Rambam suggests that prayer isn't just the words; it’s the transition. He describes the pious ones waiting an hour before and after prayer. It’s a reminder that we can’t go 0-to-60 in our spiritual lives. We need a "buffer zone" to shed the static of the day before we try to speak to the Infinite.
Insight 2: Authenticity over Perfection
Rambam is obsessed with kavanah (intention). If you’re angry, drunk, or rushing like you’re carrying a heavy load you want to drop, he says: Stop. It’s better to wait until you are "composed" than to offer a prayer that feels like an "abomination" because your heart isn't in it.
Micro-Ritual
The "One-Minute Threshold": Before you start your Friday night prayers (or even just before you sit for Shabbat dinner), stand at the threshold of your room for 60 seconds. Breathe. Leave the "beer and brine" (the mental clutter/emails/stress) outside. Only when you feel your feet grounded, step in.

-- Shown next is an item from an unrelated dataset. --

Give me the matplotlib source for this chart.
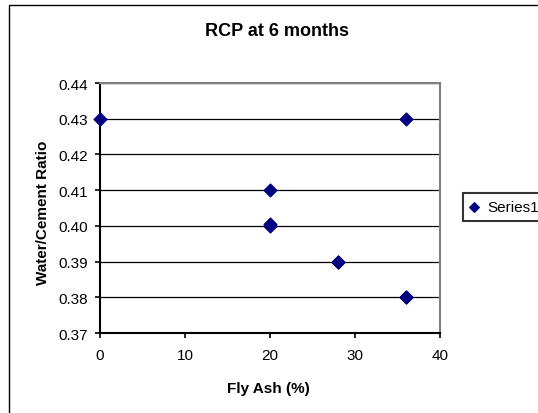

Sing-able line (Niggun): Just hum a slow, steady melody—no lyrics—to mark the shift from the week to the quiet.
Chevruta Mini
- What is one "distraction" you find hardest to leave at the door before you sit down to relax or pray?
- If you had a "buffer zone" of 15 minutes before your busiest time of day, how would that change your focus?
Takeaway
Prayer isn't a task to be checked off; it's a state of being to be entered. Clean your space, calm your heart, and then speak.